Tüm dünyada akıllı şehirlerle ilgili büyük projeler hayata geçerken bu konuyla ilgili çalışan ama farklı dikeylerde hizmet veren startuplara da özellikle yatırımcı ilgisi artıyor. Ulaşım alanında çalışan girişimler artan nüfusa bağlı olarak kentsel tıkanıklığı azaltmak, insan ve mal ve hizmet akışını optimize etmek için tasarlanmış çözümler geliştiriyor.

Akıllı şehirlerle ilgili ortaya çıkan siber güvenlik girişimleri de öne çıkan başka bir dikey olarak öne çarpıyor. Bu alandaki girişimler, akıllı şehirler için kablosuz ağ altyapısını kullanan hizmetler geliştiriyor. Şehrin ürettiği verileri anlık olarak toplanmasını ve analiz edilmesini sağlıyor. Artan veri paylaşımı karşısında veri gizliliğini korumak için önlemler alıyor.
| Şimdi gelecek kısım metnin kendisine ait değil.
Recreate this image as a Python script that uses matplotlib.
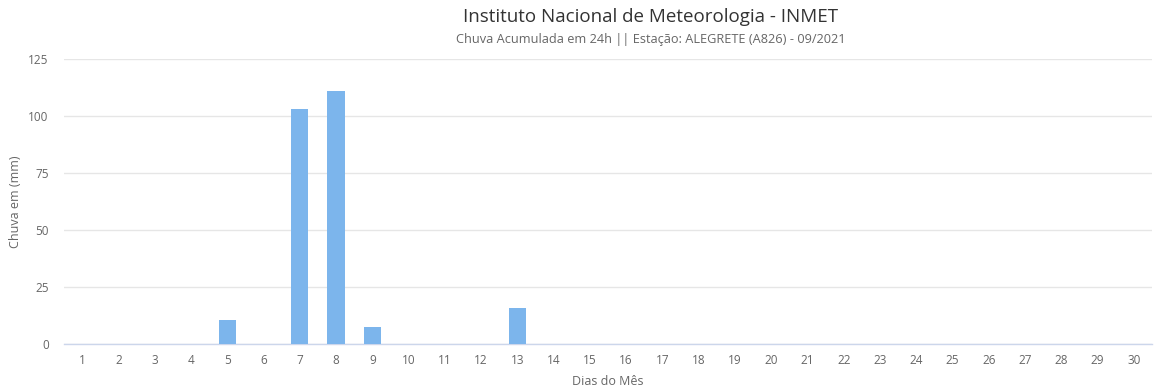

Akıllı şehir vizyonunun temelinde sürdürülebilirlik kavramı yatıyor. Bu alana odaklanan girişimler özellikle şehirlerin kirlilikle mücadele edebilmesine olanak sağlayan hizmetleri ortaya çıkartıyor. Artan nüfusla birlikte kaynakların verimli kullanılmasına yönelik teknolojiler geliştiriyor.

Bunlara ek olarak şehrin sakinlerinin sağlığını ve güvenliğini desteklemek veya yerel yönetimlerin işlerini kolaylaştırmak adına ortaya çıkan teknolojiler de son dönemde öne çıkıyor.

SAMPAŞ Holding’in Yönetim Kurulu Başkanı Şekip Karakaya “Mikromobilite ve siber güvenlikten çevre izlemeye kadar bu alanlardaki startup’lar şehirleri daha verimli, sürdürülebilir ve dayanıklı hale getirmek için çalışıyor. Çünkü akıllı şehir vizyonu derken büyük bir operasyondan bahsediyoruz. Büyük miktarlarda veri toplamak, birleştirmek ve analiz etmek için sensörlere, bağlı cihazlara ve yazılım platformlarına ihtiyaç var. Bunların özellikle yeni nesil teknoloji şirketleri tarafından üretilmesi gerekiyor. Bu alanla ilgili teknolojiler özellikle dünyanın doğusunda yatırımcılar tarafından büyük ilgi görüyor ve burada startup’lara yapılan yatırım gün geçtikçe artarken bu alanda çalışan girişimlerin gelirleri de artıyor. Öyle ki 2022 yılında akıllı şehir alanında çalışan startup’lara yapılan 10 büyük yatırımın toplam değeri 787 milyon doların üzerindeydi. Bu yatırımlarla birlikte bu şirketlerin değeri 5,5 milyar dolara yaklaştı. Dünyada hızla büyüyen bu alanda Türkiye olarak biz de yer almalıyız, ülkemizde bulunan akıllı şehir alanında çalışan startup’ları teşvik etmeliyiz. Bu nedenle SAMPAŞ Holding olarak Akıllı Şehir Girişim Sermayesi Fonu’nu bir süre önce hayata geçirdik. Bu fonla akıllı şehir, yenilenebilir enerji, bilişim, atık yönetimi ve kentsel dönüşüm alanlarında hizmet veren 9 adet girişime yatırım yaparak bu şirketlerin değerlemelerinin ciddi manada artmasını sağladık. Bugün bu girişimler akıllı şehir alanında önemli çalışmalar yapıyor ve hızla büyüyor. Amacımız bu alanda çalışan şirketlere yatırım yaparak onların büyümesini ve dünyada hızla gelişen bu alanda Türkiye’nin de söz sahibi olmasını sağlamak” dedi.